Last Week You Said That Men Are Trash and Now You Got a Man: Dismantling the patriarchy in a healthy and loving relationship

Your resident expert in f**kboy-ology got a man. Yup. You heard right. I left the life of sleeping diagonal and an unwaxed body for cuddles and emotional support.

And let me just say, it’s not that bad. Correction. It’s pretty great. I always have someone to go to the movies with, someone who listens to me bemoan the troubles of my day, and someone who ignites a fiery passion in me that is just too explicit to discuss on this blog.

If you’ve been following along with me on my dating journey, you will know that I have not had the best luck with men. I have a zero tolerance for the absolute f**kery that men (and those who uphold and support said f**kery of men) put us through.
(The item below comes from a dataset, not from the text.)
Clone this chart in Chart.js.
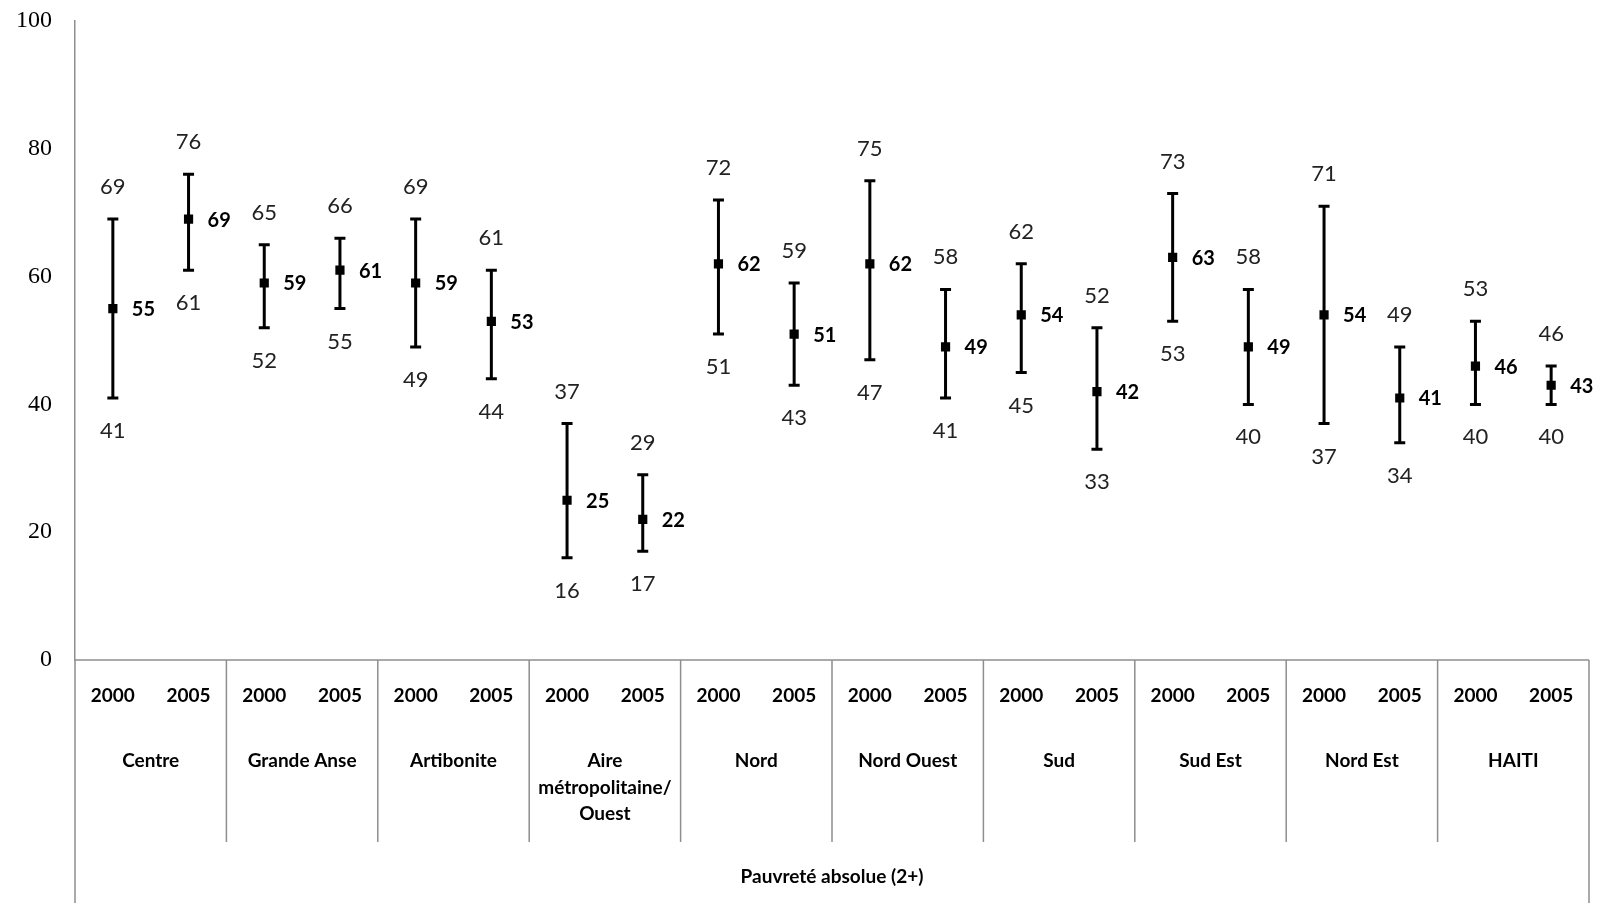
<!DOCTYPE html>
<html>
<head>
<meta charset="utf-8">
<script src="https://cdn.jsdelivr.net/npm/chart.js@4/dist/chart.umd.min.js"></script>
<style>
  html, body { margin: 0; padding: 0; background: #fff; }
  #wrap { width: 1602px; height: 903px; position: relative; }
</style>
</head>
<body>
<div id="wrap"><canvas id="c" width="1602" height="903"></canvas></div>
<script>
// Poverty rate by department, 2000 vs 2005, with confidence intervals
const regions = ['Centre', 'Grande Anse', 'Artibonite', 'Aire\nmétropolitaine/\nOuest', 'Nord',
                 'Nord Ouest', 'Sud', 'Sud Est', 'Nord Est', 'HAITI'];
const years = ['2000', '2005'];
const meanValues  = [55, 69, 59, 61, 59, 53, 25, 22, 62, 51, 62, 49, 54, 42, 63, 49, 54, 41, 46, 43];
const lowerValues = [41, 61, 52, 55, 49, 44, 16, 17, 51, 43, 47, 41, 45, 33, 53, 40, 37, 34, 40, 40];
const upperValues = [69, 76, 65, 66, 69, 61, 37, 29, 72, 59, 75, 58, 62, 52, 73, 58, 71, 49, 53, 46];
const yTicks = [0, 20, 40, 60, 80, 100];
const axisTitle = 'Pauvreté absolue (2+)';

const categories = [];
regions.forEach(r => years.forEach(y => categories.push(r + ' ' + y)));

const AXIS_COLOR = '#8e8e8e';
const LABEL_FONT = 'Lato, "Open Sans", sans-serif';

const errorBars = {
  id: 'errorBars',
  beforeDatasetsDraw(chart) {
    const { ctx, scales: { x, y } } = chart;
    ctx.save();
    ctx.strokeStyle = '#000';
    ctx.lineWidth = 3;
    ctx.lineCap = 'butt';
    meanValues.forEach((m, i) => {
      const px = x.getPixelForValue(i);
      const yl = y.getPixelForValue(lowerValues[i]);
      const yu = y.getPixelForValue(upperValues[i]);
      ctx.beginPath();
      ctx.moveTo(px, yl); ctx.lineTo(px, yu);
      ctx.moveTo(px - 5.5, yl); ctx.lineTo(px + 5.5, yl);
      ctx.moveTo(px - 5.5, yu); ctx.lineTo(px + 5.5, yu);
      ctx.stroke();
    });
    ctx.restore();
  },
  afterDatasetsDraw(chart) {
    const { ctx, scales: { x, y } } = chart;
    ctx.save();
    ctx.textBaseline = 'middle';
    meanValues.forEach((m, i) => {
      const px = x.getPixelForValue(i);
      ctx.fillStyle = '#222';
      ctx.font = '22px ' + LABEL_FONT;
      ctx.textAlign = 'center';
      ctx.fillText(String(upperValues[i]), px, y.getPixelForValue(upperValues[i]) - 32);
      ctx.fillText(String(lowerValues[i]), px, y.getPixelForValue(lowerValues[i]) + 33);
      ctx.fillStyle = '#000';
      ctx.font = 'bold 20px ' + LABEL_FONT;
      ctx.textAlign = 'left';
      ctx.fillText(String(m), px + 19, y.getPixelForValue(m) + 1);
    });
    ctx.restore();
  },
  afterDraw(chart) {
    const { ctx, chartArea: a, scales: { x } } = chart;
    const step = x.getPixelForValue(1) - x.getPixelForValue(0);
    const bottom = chart.height;
    ctx.save();
    ctx.strokeStyle = AXIS_COLOR;
    ctx.lineWidth = 1.5;
    ctx.beginPath();
    // baseline and frame of the category table
    ctx.moveTo(a.left, a.bottom); ctx.lineTo(a.right, a.bottom);
    ctx.moveTo(a.left, a.bottom); ctx.lineTo(a.left, bottom);
    ctx.moveTo(a.right, a.bottom); ctx.lineTo(a.right, bottom);
    for (let g = 1; g < regions.length; g++) {
      const sx = x.getPixelForValue(g * years.length) - step / 2;
      ctx.moveTo(sx, a.bottom); ctx.lineTo(sx, a.bottom + 182);
    }
    ctx.stroke();

    ctx.fillStyle = '#000';
    ctx.textAlign = 'center';
    ctx.textBaseline = 'middle';
    ctx.font = 'bold 19px ' + LABEL_FONT;
    categories.forEach((c, i) => {
      ctx.fillText(years[i % years.length], x.getPixelForValue(i), a.bottom + 36);
    });
    regions.forEach((r, g) => {
      const cx = (x.getPixelForValue(g * 2) + x.getPixelForValue(g * 2 + 1)) / 2;
      r.split('\n').forEach((line, k) => {
        ctx.fillText(line, cx, a.bottom + 101 + k * 26.5);
      });
    });
    ctx.fillText(axisTitle, (a.left + a.right) / 2, a.bottom + 217);
    ctx.restore();
  }
};

new Chart(document.getElementById('c'), {
  type: 'line',
  data: {
    labels: categories,
    datasets: [{
      data: meanValues,
      showLine: false,
      pointStyle: 'rect',
      pointRadius: 6.5,
      pointBackgroundColor: '#000',
      pointBorderColor: '#000',
      pointBorderWidth: 0
    }]
  },
  options: {
    responsive: false,
    animation: false,
    events: [],
    layout: { padding: { left: 0, top: 21, right: 13, bottom: 243 } },
    plugins: { legend: { display: false }, tooltip: { enabled: false } },
    scales: {
      x: { type: 'category', offset: true, display: false },
      y: {
        min: 0, max: 100,
        afterFit(scale) {
          scale.width = 75;
          scale.paddingTop = 0;
          scale.paddingBottom = 0;
        },
        afterBuildTicks(scale) { scale.ticks = yTicks.map(v => ({ value: v })); },
        grid: { display: false, drawTicks: false },
        border: { display: true, color: AXIS_COLOR, width: 1.5 },
        ticks: {
          padding: 23,
          color: '#000',
          font: { family: '"Liberation Serif", "Times New Roman", serif', size: 24 }
        }
      }
    }
  },
  plugins: [errorBars]
});
</script>
</body>
</html>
I am a feminist in every sense of the word. A womanist truly. And the guys I’ve dated have not supported or been good representatives of my beliefs and values and as such, I’ve projected those past traumas onto potential boyfriends.
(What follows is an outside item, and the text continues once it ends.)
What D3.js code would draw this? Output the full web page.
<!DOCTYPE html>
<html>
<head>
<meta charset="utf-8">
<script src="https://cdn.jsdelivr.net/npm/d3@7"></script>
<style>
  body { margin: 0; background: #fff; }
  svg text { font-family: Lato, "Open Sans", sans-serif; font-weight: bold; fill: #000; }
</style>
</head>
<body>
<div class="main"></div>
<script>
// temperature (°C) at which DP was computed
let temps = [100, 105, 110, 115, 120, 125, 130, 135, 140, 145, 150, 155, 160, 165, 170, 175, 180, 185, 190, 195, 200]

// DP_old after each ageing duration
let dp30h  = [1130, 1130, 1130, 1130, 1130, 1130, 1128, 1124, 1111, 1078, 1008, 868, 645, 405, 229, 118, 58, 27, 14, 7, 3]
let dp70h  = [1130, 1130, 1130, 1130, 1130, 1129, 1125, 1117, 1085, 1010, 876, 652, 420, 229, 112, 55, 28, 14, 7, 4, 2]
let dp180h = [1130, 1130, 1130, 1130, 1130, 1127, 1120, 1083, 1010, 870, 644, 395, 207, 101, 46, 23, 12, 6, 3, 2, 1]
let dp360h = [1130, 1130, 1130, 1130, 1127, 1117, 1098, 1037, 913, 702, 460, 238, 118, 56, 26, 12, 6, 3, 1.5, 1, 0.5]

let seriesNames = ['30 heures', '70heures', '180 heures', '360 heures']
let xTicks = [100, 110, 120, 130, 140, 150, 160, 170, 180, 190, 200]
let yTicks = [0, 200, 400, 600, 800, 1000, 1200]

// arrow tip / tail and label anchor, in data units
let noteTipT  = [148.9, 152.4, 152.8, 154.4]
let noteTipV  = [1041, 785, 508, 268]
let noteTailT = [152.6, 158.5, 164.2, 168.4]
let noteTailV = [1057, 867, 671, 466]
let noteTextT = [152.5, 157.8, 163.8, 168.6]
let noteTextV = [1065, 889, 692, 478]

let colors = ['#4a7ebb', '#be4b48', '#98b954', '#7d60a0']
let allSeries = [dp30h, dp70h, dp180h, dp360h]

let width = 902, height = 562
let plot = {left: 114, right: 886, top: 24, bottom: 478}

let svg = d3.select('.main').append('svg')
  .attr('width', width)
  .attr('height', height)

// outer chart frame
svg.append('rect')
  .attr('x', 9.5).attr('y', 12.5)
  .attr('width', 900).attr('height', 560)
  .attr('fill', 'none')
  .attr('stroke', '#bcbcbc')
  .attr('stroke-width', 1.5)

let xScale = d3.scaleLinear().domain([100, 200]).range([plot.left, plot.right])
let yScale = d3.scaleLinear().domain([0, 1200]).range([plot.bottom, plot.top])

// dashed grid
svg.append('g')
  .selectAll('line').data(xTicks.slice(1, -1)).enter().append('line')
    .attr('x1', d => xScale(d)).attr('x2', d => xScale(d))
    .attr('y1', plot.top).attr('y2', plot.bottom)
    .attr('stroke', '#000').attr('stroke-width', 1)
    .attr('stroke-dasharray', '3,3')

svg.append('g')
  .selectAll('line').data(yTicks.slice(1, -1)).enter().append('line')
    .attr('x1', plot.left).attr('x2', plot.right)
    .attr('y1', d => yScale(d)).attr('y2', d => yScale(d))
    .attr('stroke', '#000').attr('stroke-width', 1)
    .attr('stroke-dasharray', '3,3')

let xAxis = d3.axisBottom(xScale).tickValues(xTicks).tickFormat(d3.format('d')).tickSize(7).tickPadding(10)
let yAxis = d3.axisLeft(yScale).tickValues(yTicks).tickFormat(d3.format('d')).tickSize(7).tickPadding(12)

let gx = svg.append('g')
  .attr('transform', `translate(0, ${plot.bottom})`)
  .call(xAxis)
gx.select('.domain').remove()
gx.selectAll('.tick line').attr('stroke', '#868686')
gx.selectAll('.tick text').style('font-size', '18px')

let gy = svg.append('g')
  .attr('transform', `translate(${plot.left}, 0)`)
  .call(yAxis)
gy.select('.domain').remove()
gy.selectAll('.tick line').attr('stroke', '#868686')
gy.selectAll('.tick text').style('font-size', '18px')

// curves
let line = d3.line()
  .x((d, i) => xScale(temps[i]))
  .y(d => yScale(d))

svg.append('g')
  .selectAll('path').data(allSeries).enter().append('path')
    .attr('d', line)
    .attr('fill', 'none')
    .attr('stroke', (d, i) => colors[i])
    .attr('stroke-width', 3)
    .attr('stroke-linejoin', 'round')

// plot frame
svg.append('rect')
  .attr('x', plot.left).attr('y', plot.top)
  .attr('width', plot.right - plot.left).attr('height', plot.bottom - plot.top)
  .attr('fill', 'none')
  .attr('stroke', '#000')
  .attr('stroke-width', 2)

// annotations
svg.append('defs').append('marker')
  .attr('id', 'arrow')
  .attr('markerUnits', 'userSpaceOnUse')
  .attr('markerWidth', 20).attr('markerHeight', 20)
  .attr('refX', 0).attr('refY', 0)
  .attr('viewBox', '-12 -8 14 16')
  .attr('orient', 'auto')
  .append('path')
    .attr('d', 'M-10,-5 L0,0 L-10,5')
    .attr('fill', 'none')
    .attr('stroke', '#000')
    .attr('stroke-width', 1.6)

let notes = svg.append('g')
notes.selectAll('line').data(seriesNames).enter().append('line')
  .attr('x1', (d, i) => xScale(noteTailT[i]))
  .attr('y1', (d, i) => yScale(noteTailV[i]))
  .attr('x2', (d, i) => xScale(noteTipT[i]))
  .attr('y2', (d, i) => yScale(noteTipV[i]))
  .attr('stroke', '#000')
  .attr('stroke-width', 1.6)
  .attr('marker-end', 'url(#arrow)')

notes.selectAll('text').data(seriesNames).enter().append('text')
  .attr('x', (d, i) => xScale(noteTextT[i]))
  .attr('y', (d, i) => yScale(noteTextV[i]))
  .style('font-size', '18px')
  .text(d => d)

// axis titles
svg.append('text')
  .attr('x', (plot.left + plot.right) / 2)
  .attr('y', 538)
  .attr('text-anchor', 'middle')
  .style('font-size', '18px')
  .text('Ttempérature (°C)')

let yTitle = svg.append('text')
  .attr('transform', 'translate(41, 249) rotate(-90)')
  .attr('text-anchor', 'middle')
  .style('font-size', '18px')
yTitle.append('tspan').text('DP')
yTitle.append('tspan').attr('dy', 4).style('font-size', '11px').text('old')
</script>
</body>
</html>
And that’s just not healthy at all.

Yeah, keeping a guard up at all times will keep you protected. But it doesn’t allow any opportunity to be truly loved by another person.
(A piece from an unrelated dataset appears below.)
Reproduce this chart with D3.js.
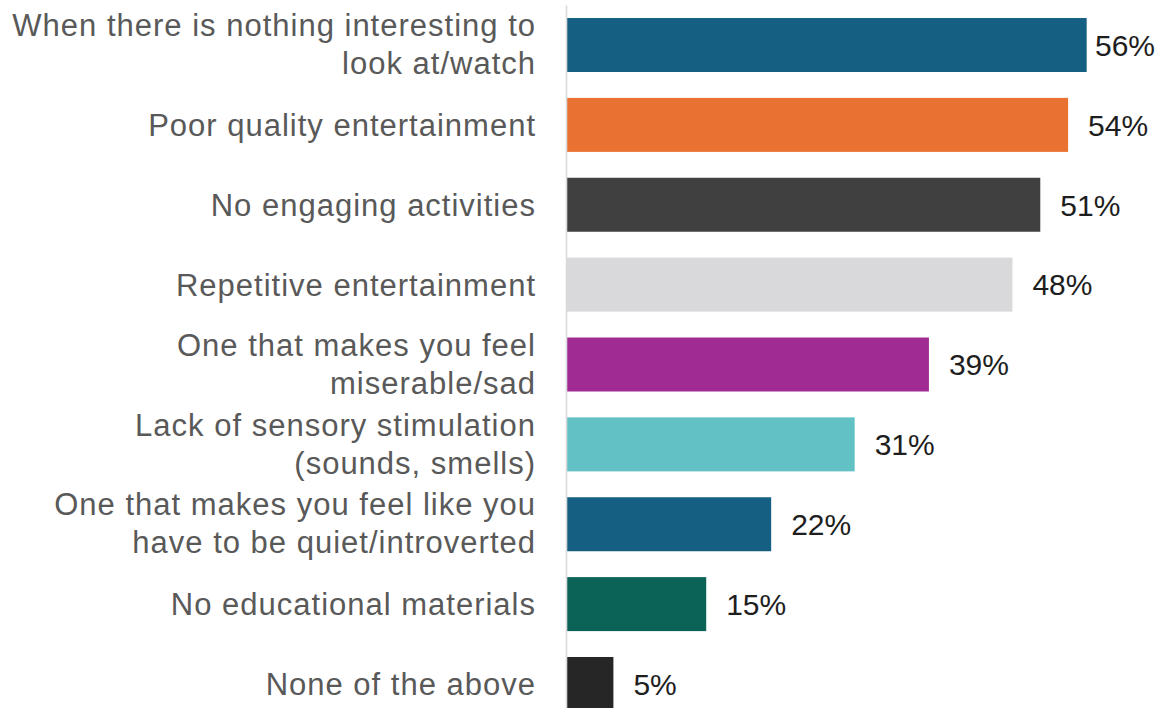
<!DOCTYPE html>
<html>
<head>
<meta charset="utf-8">
<script src="https://cdn.jsdelivr.net/npm/d3@7"></script>
<style>
  body { margin: 0; background: #fff; }
  svg { display: block; }
</style>
</head>
<body>
<div id="chart"></div>
<script>
// data
const CATEGORIES = [
  ["When there is nothing interesting to", "look at/watch"],
  ["Poor quality entertainment"],
  ["No engaging activities"],
  ["Repetitive entertainment"],
  ["One that makes you feel", "miserable/sad"],
  ["Lack of sensory stimulation", "(sounds, smells)"],
  ["One that makes you feel like you", "have to be quiet/introverted"],
  ["No educational materials"],
  ["None of the above"]
];
const VALUES = [56, 54, 51, 48, 39, 31, 22, 15, 5];
const BAR_COLORS = ["#156082", "#e97132", "#404040", "#d9d9db", "#a02b93",
                    "#61c1c4", "#156082", "#0b6358", "#262626"];

// frame
const FRAME_WIDTH = 1166;
const FRAME_HEIGHT = 708;
const AXIS_X = 567;

const FRAME = d3.select("#chart")
                .append("svg")
                  .attr("width", FRAME_WIDTH)
                  .attr("height", FRAME_HEIGHT);

// scales
const X_SCALE = d3.scaleLinear()
                  .domain([0, 60])
                  .range([AXIS_X, AXIS_X + 60 * 9.28]);

const Y_SCALE = d3.scaleBand()
                  .domain(d3.range(VALUES.length))
                  .range([5, 724])
                  .paddingInner(0.324)
                  .paddingOuter(0.163);

const DATA = VALUES.map((v, i) => ({label: CATEGORIES[i], value: v, color: BAR_COLORS[i]}));

// bars
FRAME.selectAll(".bar")
      .data(DATA)
      .enter()
      .append("rect")
        .attr("class", "bar")
        .attr("x", X_SCALE(0))
        .attr("y", (d, i) => Y_SCALE(i))
        .attr("width", (d) => X_SCALE(d.value) - X_SCALE(0))
        .attr("height", Y_SCALE.bandwidth())
        .attr("fill", (d) => d.color);

// vertical axis line (no ticks)
const yAxis = FRAME.append("g")
      .attr("transform", "translate(" + (AXIS_X - 1) + ",0)")
      .call(d3.axisLeft(Y_SCALE).tickSize(0).tickFormat(""));
yAxis.select(".domain")
      .attr("stroke", "#d9d9d9")
      .attr("stroke-width", 1.6);

// value labels (clamped at the right edge)
FRAME.selectAll(".val")
      .data(DATA)
      .enter()
      .append("text")
        .attr("class", "val")
        .attr("x", (d) => Math.min(X_SCALE(d.value) + 20, 1095))
        .attr("y", (d, i) => Y_SCALE(i) + Y_SCALE.bandwidth() / 2)
        .attr("dy", "0.36em")
        .attr("font-family", "Liberation Sans, Arial, sans-serif")
        .attr("font-size", "30px")
        .attr("fill", "#1e1e1e")
        .text((d) => d.value + "%");

// category labels
const LINE_GAP = 38;
const catLabels = FRAME.selectAll(".cat")
      .data(DATA)
      .enter()
      .append("text")
        .attr("class", "cat")
        .attr("text-anchor", "end")
        .attr("font-family", "Liberation Sans, Arial, sans-serif")
        .attr("font-size", "31px")
        .attr("letter-spacing", "1px")
        .attr("fill", "#595959");

catLabels.each(function(d, i) {
  const cy = Y_SCALE(i) + Y_SCALE.bandwidth() / 2;
  const n = d.label.length;
  d3.select(this).selectAll("tspan")
    .data(d.label)
    .enter()
    .append("tspan")
      .attr("x", 536)
      .attr("y", (t, j) => cy + (j - (n - 1) / 2) * LINE_GAP - (n > 1 ? 1 : 0))
      .attr("dy", "0.36em")
      .text((t) => t);
});
</script>
</body>
</html>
But let’s face it . The patriarchy is not in retrograde. And the performance of toxic masculinity is at an all time high.

So what does that mean for the dating scene?

Should you commit to a life of abstinence and lock yourself away in a tower waiting for an unproblematic Prince Charming?

No. Please don’t do that. That sounds depressing.

Continue to date and be open to love, but remember your worth. Be transparent about your values. And don’t sacrifice parts of  yourself because you think, “Well, damn. This is as good as it’s gonna get.”

There are men who have ditched their macho man facades and are comfortable in their own masculinity and are not threatened because you’re comfortable in your femininity.